> PROBLEM STATEMENT
Find the string "React" in the entries and copy each line that has it.

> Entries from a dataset
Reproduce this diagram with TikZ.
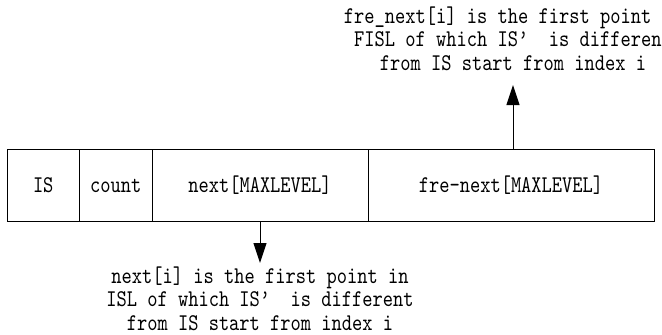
\documentclass[tikz,border=0pt]{standalone}
\usepackage{fontspec}
\newfontfamily\diagmono[FakeStretch=0.813]{lmmono10-regular.otf}
\usetikzlibrary{arrows.meta}
\begin{document}
\begin{tikzpicture}[x=1pt,y=-1pt,
  field/.style={draw,line width=1pt,minimum height=72.5pt,inner sep=0pt,
    font=\diagmono\fontsize{24}{24}\selectfont,text height=14.7pt,text depth=0pt},
  note/.style={font=\diagmono\fontsize{24}{23.5}\selectfont,align=center,inner sep=0pt},
  ptr/.style={line width=1pt,-{Triangle[length=20pt,width=13pt]}}]
\useasboundingbox (0,0) rectangle (662,335);
\clip (0,0) rectangle (662,335);
\fill[white] (0,0) rectangle (662,335);
\node[field,minimum width=72.5pt] (is) at (43.25,185.25) {IS};
\node[field,minimum width=72.5pt] (count) at (115.75,185.25) {count};
\node[field,minimum width=216pt] (nxt) at (260,185.25) {next[MAXLEVEL]};
\node[field,minimum width=286pt] (frenxt) at (511,185.25) {fre-next[MAXLEVEL]};
\node[note,anchor=base] (botnote) at (260,330) {next[i] is the first point in\\ISL of which IS’~~is different\\from IS start from index i};
\node[note,anchor=base] (topnote) at (513,70) {fre\_next[i] is the first point in\\FISL of which IS’~~is different\\from IS start from index i};
\coordinate (tipB) at (260,263);
\coordinate (tipT) at (513,85);
\draw[ptr] (nxt.south) -- (tipB);
\draw[ptr] (frenxt.north -| tipT) -- (tipT);
\end{tikzpicture}
\end{document}
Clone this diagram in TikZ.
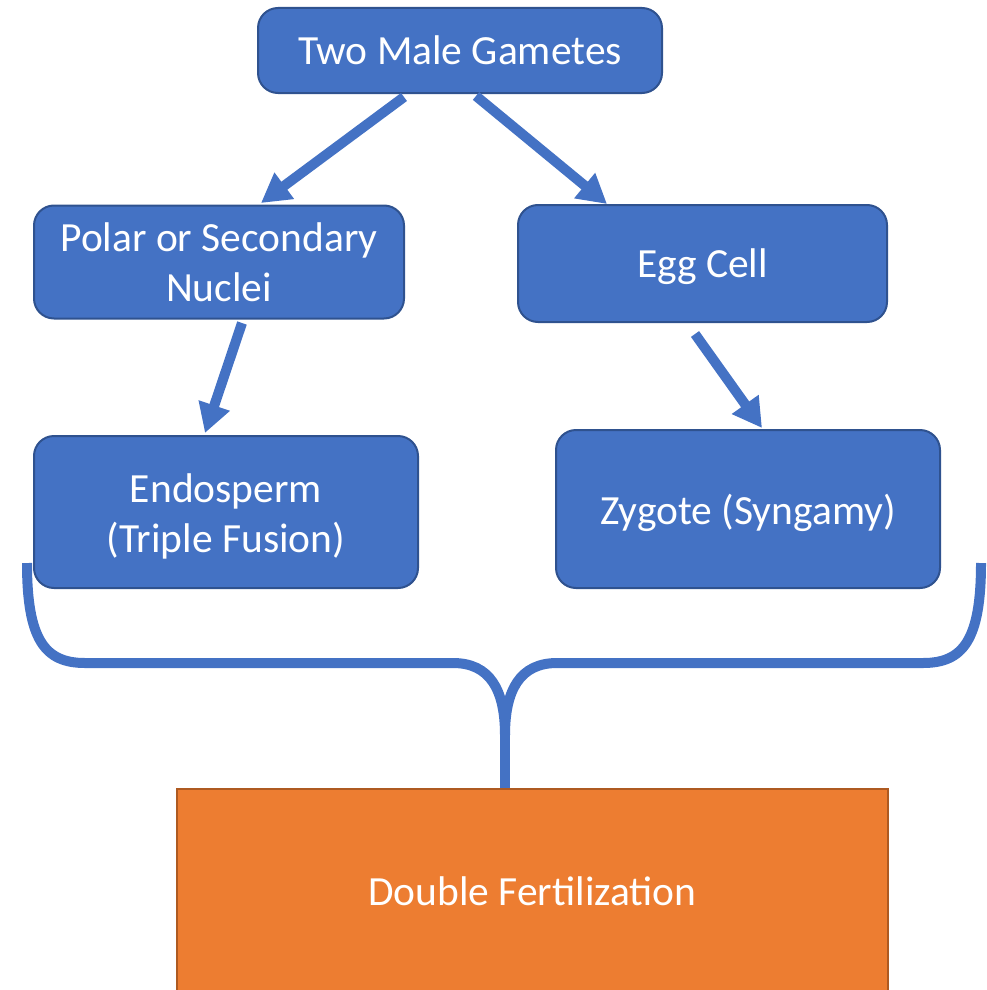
\documentclass[tikz,border=0pt]{standalone}
\usepackage{fontspec}
\setmainfont{Carlito}
\usetikzlibrary{arrows.meta}
\definecolor{bfill}{HTML}{4472C4}
\definecolor{bdraw}{HTML}{2F528F}
\definecolor{ofill}{HTML}{ED7D31}
\definecolor{odraw}{HTML}{AE5A21}
\tikzset{
  bluebox/.style={draw=bdraw, fill=bfill, line width=2pt, rounded corners=20pt,
    text=white, align=center, inner sep=0pt,
    font=\fontsize{41.5}{50}\selectfont},
  orangebox/.style={draw=odraw, fill=ofill, line width=2pt,
    text=white, align=center, inner sep=0pt,
    font=\fontsize{41.5}{50}\selectfont},
  boxtext/.style={text=white, align=center, inner sep=0pt,
    font=\fontsize{41.5}{50}\selectfont},
  flow/.style={draw=bfill, line width=10pt, -{Triangle[width=31pt,length=29pt]}},
  bracestyle/.style={draw=bfill, line width=10pt}
}
\begin{document}
\begin{tikzpicture}[x=1pt,y=-1pt]
\useasboundingbox (0,0) rectangle (987,990);
\begin{scope}
\clip (0,0) rectangle (987,990);
\node[orangebox, minimum width=711pt, minimum height=215pt] (df) at (532.5,896.5) {};
\end{scope}
\node[boxtext] (dft) at (532.5,891) {Double Fertilization};
\node[bluebox, minimum width=404pt, minimum height=85pt] (gam) at (460,50.5) {Two Male Gametes};
\node[bluebox, minimum width=370pt, minimum height=113pt] (pol) at (219,262) {Polar or Secondary\\Nuclei};
\node[bluebox, minimum width=369pt, minimum height=117pt] (egg) at (702.5,263.5) {};
\node[boxtext] (eggt) at (702.5,267) {Egg Cell};
\node[bluebox, minimum width=384pt, minimum height=152pt] (endo) at (226,512) {};
\node[boxtext] (endot) at (226,516) {Endosperm\\(Triple Fusion)};
\node[bluebox, minimum width=384pt, minimum height=158pt] (zyg) at (748,509) {};
\node[boxtext] (zygt) at (748,513) {Zygote (Syngamy)};
% arrow end points
\coordinate (a1s) at (404,97);
\coordinate (a1e) at (261,203);
\coordinate (a2s) at (476,96);
\coordinate (a2e) at (607,204);
\coordinate (a3s) at (242,323);
\coordinate (a3e) at (205,433);
\coordinate (a4s) at (695,334);
\coordinate (a4e) at (762,428);
\draw[flow] (a1s) -- (a1e);
\draw[flow] (a2s) -- (a2e);
\draw[flow] (a3s) -- (a3e);
\draw[flow] (a4s) -- (a4e);
% brace
\coordinate (bl) at (27,563);
\coordinate (br) at (981,563);
\coordinate (bm) at (505,735);
\draw[bracestyle] (bl) .. controls (27,640) and (45,663) .. (85,663) -- (453,663)
  .. controls (490,663) and (505,690) .. (bm);
\draw[bracestyle] (br) .. controls (981,640) and (963,663) .. (923,663) -- (557,663)
  .. controls (520,663) and (505,690) .. (bm);
\draw[bracestyle] (bm) -- (df.north -| bm);
\end{tikzpicture}
\end{document}
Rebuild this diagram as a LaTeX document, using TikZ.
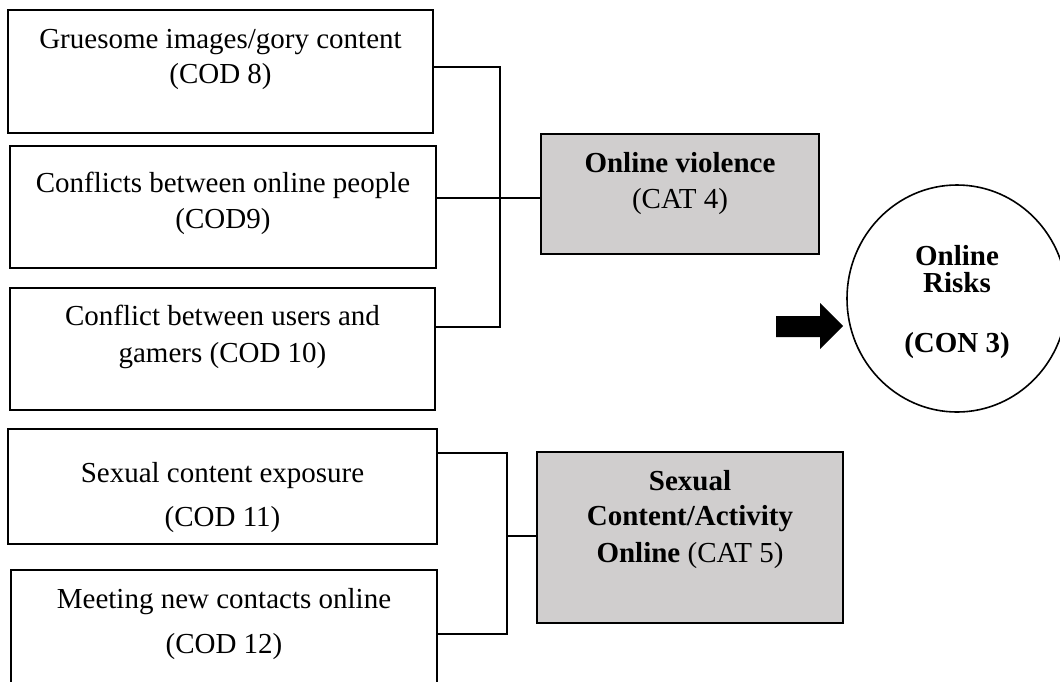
\documentclass[tikz,border=0pt]{standalone}
\usepackage{fontspec}
\setmainfont{Liberation Serif}
\usetikzlibrary{shapes.geometric}
\definecolor{greyfill}{RGB}{208,206,206}
\tikzset{
  box/.style={draw=black, line width=1.2pt, rectangle, inner sep=0pt},
  gbox/.style={box, fill=greyfill},
  txt/.style={anchor=base, inner sep=0pt, font=\fontsize{29}{34}\selectfont},
  btxt/.style={txt, font=\fontsize{29}{34}\selectfont\bfseries},
  conn/.style={line width=1.2pt, draw=black}
}
\begin{document}
\begin{tikzpicture}[x=1pt,y=-1pt]
\useasboundingbox (0,0) rectangle (1060,681);
% left boxes
\node[box, minimum width=425pt, minimum height=123pt] (b1) at (220.5,71.5) {};
\node[box, minimum width=426pt, minimum height=122pt] (b2) at (223,207) {};
\node[box, minimum width=425pt, minimum height=122pt] (b3) at (222.5,349) {};
\node[box, minimum width=429pt, minimum height=115pt] (b4) at (222.5,486.5) {};
\node[box, minimum width=426pt, minimum height=130pt] (b5) at (224,635) {};
% grey boxes
\node[gbox, minimum width=278pt, minimum height=120pt] (g1) at (680,194) {};
\node[gbox, minimum width=306pt, minimum height=171pt] (g2) at (690,537.5) {};
% texts
\node[txt] (t1a) at (220.5,48) {Gruesome images/gory content};
\node[txt] (t1b) at (220.5,83) {(COD 8)};
\node[txt] (t2a) at (223,192) {Conflicts between online people};
\node[txt] (t2b) at (223,228) {(COD9)};
\node[txt] (t3a) at (222.5,325) {Conflict between users and};
\node[txt] (t3b) at (222.5,362) {gamers (COD 10)};
\node[txt] (t4a) at (222.5,482) {Sexual content exposure};
\node[txt] (t4b) at (222.5,526) {(COD 11)};
\node[txt] (t5a) at (224,608) {Meeting new contacts online};
\node[txt] (t5b) at (224,653) {(COD 12)};
\node[btxt] (g1a) at (680,172) {Online violence};
\node[txt] (g1b) at (680,208) {(CAT 4)};
\node[btxt] (g2a) at (690,490) {Sexual};
\node[btxt] (g2b) at (690,525) {Content/Activity};
\node[txt] (g2c) at (690,562) {\textbf{Online} (CAT 5)};
% circle
\node[draw=black, line width=1.6pt, ellipse, minimum width=220pt, minimum height=227pt, inner sep=0pt] (risk) at (957,298.5) {};
\node[btxt] (r1) at (957,265) {Online};
\node[btxt] (r2) at (957,292) {Risks};
\node[btxt] (r3) at (957,352) {(CON 3)};
% bracket 1
\coordinate (v1t) at (500,67);
\coordinate (v1b) at (500,327);
\coordinate (v1m) at (500,198);
\draw[conn] (b1.east |- v1t) -- (v1t) -- (v1b) -- (b3.east |- v1b);
\draw[conn] (b2.east |- v1m) -- (g1.west |- v1m);
% bracket 2
\coordinate (v2t) at (507,453);
\coordinate (v2b) at (507,634);
\coordinate (v2m) at (507,536);
\draw[conn] (b4.east |- v2t) -- (v2t) -- (v2b) -- (b5.east |- v2b);
\draw[conn] (v2m) -- (g2.west |- v2m);
% block arrow
\coordinate (ar) at (843,326);
\fill[black] (776,316) -- (820,316) -- (820,303) -- (ar) -- (820,349) -- (820,337) -- (776,337) -- cycle;
\end{tikzpicture}
\end{document}
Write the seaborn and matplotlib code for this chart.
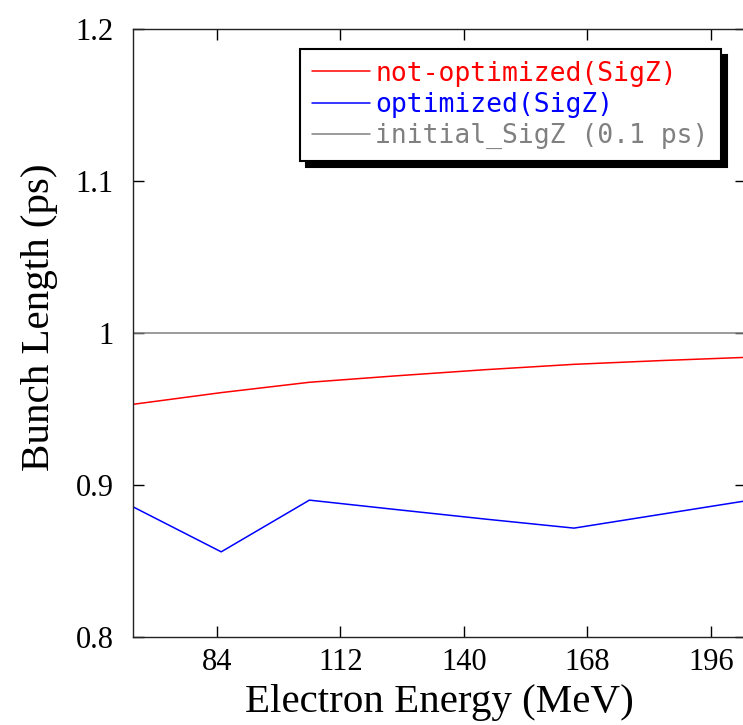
import matplotlib
matplotlib.use("Agg")
import matplotlib.pyplot as plt
import seaborn as sns
import pandas as pd

# Beam energy scan (MeV) and resulting rms bunch length (ps)
energy = [65, 85, 105, 125, 145, 165, 185, 205]
sigz_not_optimized = [0.953, 0.9607, 0.9675, 0.9718, 0.9758, 0.9793, 0.9818, 0.9840]
sigz_optimized = [0.8856, 0.8560, 0.8900, 0.8837, 0.8775, 0.8716, 0.8808, 0.8900]
sigz_initial = [1.0, 1.0, 1.0, 1.0, 1.0, 1.0, 1.0, 1.0]

series_names = ["not-optimized(SigZ)", "optimized(SigZ)", "initial_SigZ (0.1 ps)"]
series_colors = ["#ff0000", "#0000ff", "#808080"]

x_ticks = [84, 112, 140, 168, 196]
y_ticks = [0.8, 0.9, 1.0, 1.1, 1.2]
y_tick_labels = ["0.8", "0.9", "1", "1.1", "1.2"]

df = pd.DataFrame({
    "energy": energy * 3,
    "sigz": sigz_not_optimized + sigz_optimized + sigz_initial,
    "series": [series_names[0]] * len(energy)
              + [series_names[1]] * len(energy)
              + [series_names[2]] * len(energy),
})

sns.set_style("ticks")
plt.rcParams["font.family"] = ["Liberation Serif", "DejaVu Serif"]
plt.rcParams["text.color"] = "black"
plt.rcParams["axes.labelcolor"] = "black"

W, H = 743, 725
fig = plt.figure(figsize=(W / 100, H / 100), dpi=100)
ax = fig.add_axes([133 / W, 1 - 637 / H, 613 / W, 608.3 / H])

sns.lineplot(data=df, x="energy", y="sigz", hue="series",
             palette=dict(zip(series_names, series_colors)),
             hue_order=series_names, linewidth=1.1, ax=ax, legend=True)

ax.set_xlim(65, 204)
ax.set_ylim(0.8, 1.2)
ax.set_xticks(x_ticks)
ax.set_xticklabels([str(t) for t in x_ticks])
ax.set_yticks(y_ticks)
ax.set_yticklabels(y_tick_labels)
ax.tick_params(direction="in", length=8, width=1.0, top=True, right=True,
               labelsize=22, colors="black")
ax.tick_params(axis="y", pad=14)
ax.tick_params(axis="x", pad=8)
for s in ax.spines.values():
    s.set_linewidth(1.0)
    s.set_color("#222222")

ax.set_xlabel("Electron Energy (MeV)", fontsize=29.5, labelpad=5)
ax.set_ylabel("Bunch Length (ps)", fontsize=29.5)
ax.yaxis.set_label_coords(-0.122, 0.525)

leg = ax.legend(loc="upper left", bbox_to_anchor=(0.2725, 0.967),
                frameon=True, fancybox=False,
                shadow={"ox": 4.5, "oy": -4.5, "color": "black", "alpha": 1},
                prop={"family": "DejaVu Sans Mono", "size": 19},
                handlelength=2.2, handletextpad=0.2, borderpad=0.45,
                labelspacing=0.2, borderaxespad=0, labelcolor="linecolor")
leg.get_frame().set_edgecolor("black")
leg.get_frame().set_linewidth(1.5)
leg.get_frame().set_alpha(1)

fig.savefig("out.png", dpi=100)
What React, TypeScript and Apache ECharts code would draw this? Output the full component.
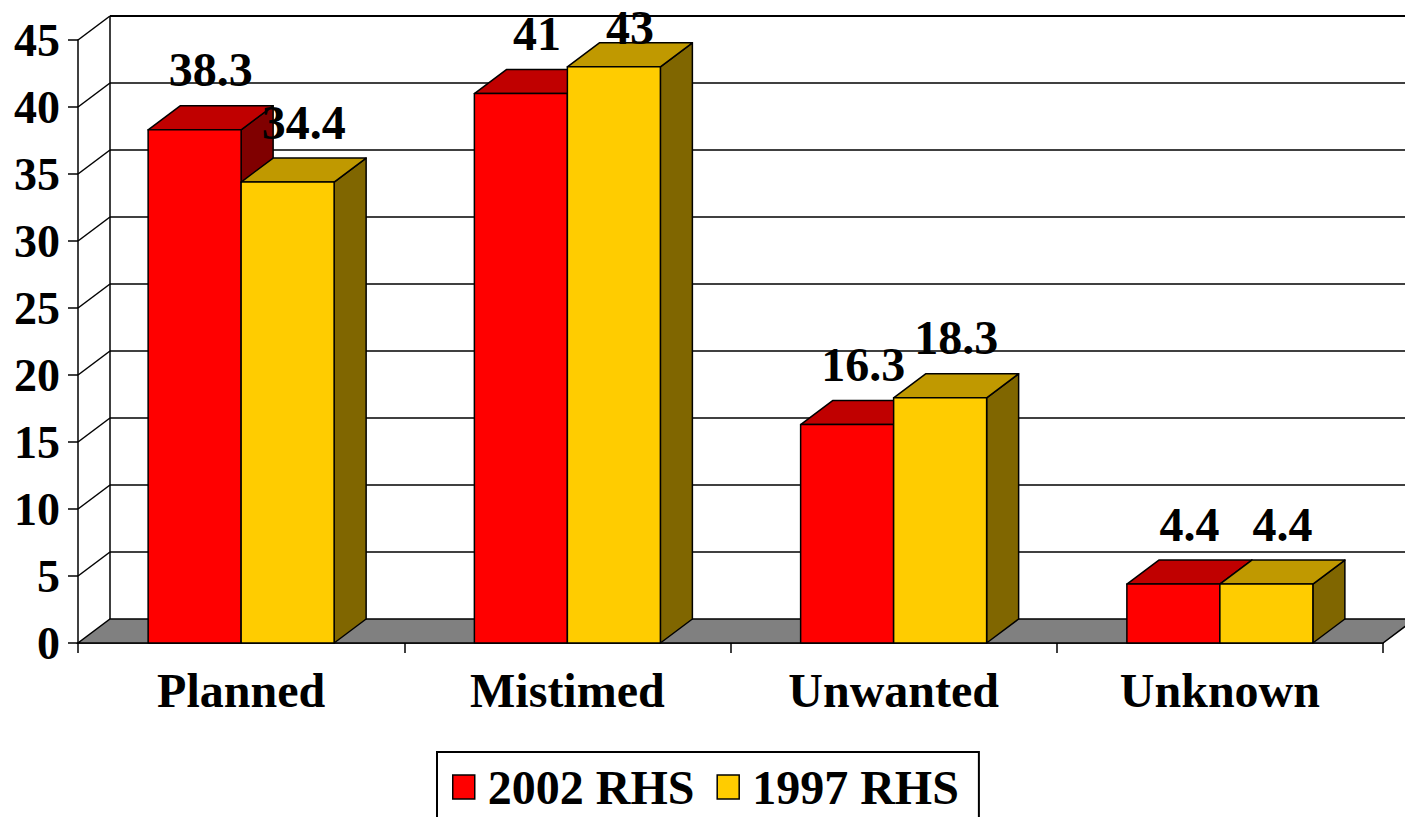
import React, { useEffect, useRef } from "react";
import * as echarts from "echarts";

const categories = ["Planned", "Mistimed", "Unwanted", "Unknown"];
const seriesNames = ["2002 RHS", "1997 RHS"];
const rhs2002 = [38.3, 41, 16.3, 4.4];
const rhs1997 = [34.4, 43, 18.3, 4.4];
const yTicks = [0, 5, 10, 15, 20, 25, 30, 35, 40, 45];

const FONT = '"Liberation Serif", "Times New Roman", serif';
const DX = 32;
const DY = 24;
const BAR_FRAC = 93 / 326.25;

const faceColors = [
  { front: "#FF0000", top: "#C00000", side: "#800000" },
  { front: "#FFCC00", top: "#C09900", side: "#806600" },
];

function makeBarRender(s: number) {
  return (params: any, api: any) => {
    const cat = api.value(0);
    const val = api.value(1);
    const top = api.coord([cat, val]);
    const base = api.coord([cat, 0]);
    const cx = top[0];
    const yTop = top[1];
    const yBase = base[1];
    const bw = api.size([1, 0])[0] * BAR_FRAC;
    const x0 = s === 0 ? cx - bw : cx;
    const x1 = x0 + bw;
    const c = faceColors[s];
    const stroke = { stroke: "#000", lineWidth: 1.5, lineJoin: "round" };
    return {
      type: "group",
      children: [
        {
          type: "polygon",
          shape: { points: [[x1, yTop], [x1 + DX, yTop - DY], [x1 + DX, yBase - DY], [x1, yBase]] },
          style: { fill: c.side, ...stroke },
        },
        {
          type: "polygon",
          shape: { points: [[x0, yTop], [x1, yTop], [x1 + DX, yTop - DY], [x0 + DX, yTop - DY]] },
          style: { fill: c.top, ...stroke },
        },
        {
          type: "rect",
          shape: { x: x0, y: yTop, width: bw, height: yBase - yTop },
          style: { fill: c.front, ...stroke },
        },
        {
          type: "text",
          x: (x0 + x1) / 2 + DX / 2,
          y: Math.max(yTop - DY - 16, 47),
          z2: 10,
          style: {
            text: String(val),
            font: `bold 48px ${FONT}`,
            lineHeight: 40,
            fill: "#000",
            align: "center",
            verticalAlign: "bottom",
          },
        },
      ],
    };
  };
}

function wallRender(params: any, api: any) {
  const cs = params.coordSys;
  const x0 = cs.x;
  const x1 = cs.x + cs.width;
  const v = api.value(1);
  const y = api.coord([0, v])[1];
  const yMaxBack = api.coord([0, yTicks[yTicks.length - 1]])[1] - DY;
  const ln = { stroke: "#000", lineWidth: 1.5 };
  if (v === 0) {
    return {
      type: "group",
      children: [
        {
          type: "polygon",
          shape: { points: [[x0, y], [x1, y], [x1 + DX, y - DY], [x0 + DX, y - DY]] },
          style: { fill: "#808080", stroke: "#000", lineWidth: 1.5 },
        },
        {
          type: "line",
          shape: { x1: x0 + DX, y1: y - DY, x2: x0 + DX, y2: yMaxBack },
          style: ln,
        },
      ],
    };
  }
  return {
    type: "group",
    children: [
      {
        type: "line",
        shape: { x1: x0 + DX, y1: y - DY, x2: x1 + DX + 20, y2: y - DY },
        style: { stroke: "#000", lineWidth: v === yTicks[yTicks.length - 1] ? 2 : 1.5 },
      },
      {
        type: "line",
        shape: { x1: x0, y1: y, x2: x0 + DX, y2: y - DY },
        style: ln,
      },
    ],
  };
}

export default function App() {
  const ref = useRef<HTMLDivElement>(null);
  useEffect(() => {
    if (!ref.current) return;
    const chart = echarts.init(ref.current, null, { renderer: "svg" });
    chart.setOption({
      animation: false,
      backgroundColor: "#fff",
      grid: { left: 78, right: 22, top: 40, bottom: 174, containLabel: false },
      legend: {
        data: seriesNames,
        left: 437,
        top: 752,
        orient: "horizontal",
        icon: "rect",
        itemWidth: 22,
        itemHeight: 24,
        itemGap: 22,
        padding: [11, 20, 30, 15],
        borderColor: "#000",
        borderWidth: 2,
        selectedMode: false,
        itemStyle: { borderColor: "#000", borderWidth: 1.5 },
        textStyle: {
          fontSize: 48,
          fontWeight: "bold",
          fontFamily: FONT,
          color: "#000",
          padding: [0, 0, 0, 8],
        },
      },
      xAxis: {
        type: "category",
        data: categories,
        axisLine: { show: true, lineStyle: { color: "#000", width: 1.5 } },
        axisTick: { show: true, length: 10, lineStyle: { color: "#000", width: 1.5 } },
        axisLabel: {
          fontSize: 48,
          fontWeight: "bold",
          fontFamily: FONT,
          color: "#000",
          margin: 23,
        },
        splitLine: { show: false },
      },
      yAxis: {
        type: "value",
        min: yTicks[0],
        max: yTicks[yTicks.length - 1],
        interval: 5,
        axisLine: { show: true, lineStyle: { color: "#000", width: 1.5 } },
        axisTick: { show: true, length: 10, lineStyle: { color: "#000", width: 1.5 } },
        axisLabel: {
          fontSize: 46,
          fontWeight: "bold",
          fontFamily: FONT,
          color: "#000",
          margin: 18,
        },
        splitLine: { show: false },
      },
      series: [
        {
          type: "custom",
          name: "walls",
          coordinateSystem: "cartesian2d",
          clip: false,
          silent: true,
          z: 1,
          renderItem: wallRender,
          data: yTicks.map((v) => [0, v]),
        },
        {
          type: "custom",
          name: seriesNames[0],
          coordinateSystem: "cartesian2d",
          clip: false,
          z: 3,
          itemStyle: { color: faceColors[0].front },
          renderItem: makeBarRender(0),
          data: rhs2002.map((v, i) => [i, v]),
        },
        {
          type: "custom",
          name: seriesNames[1],
          coordinateSystem: "cartesian2d",
          clip: false,
          z: 4,
          itemStyle: { color: faceColors[1].front },
          renderItem: makeBarRender(1),
          data: rhs1997.map((v, i) => [i, v]),
        },
      ],
    });
    return () => chart.dispose();
  }, []);
  return (
    <div
      ref={ref}
      style={{ position: "fixed", left: 0, top: 0, width: 1405, height: 817, background: "#fff" }}
    />
  );
}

> COMPLETE RESPONSE
What React, TypeScript and Apache ECharts code would draw this? Output the full component.
import React, { useEffect, useRef } from "react";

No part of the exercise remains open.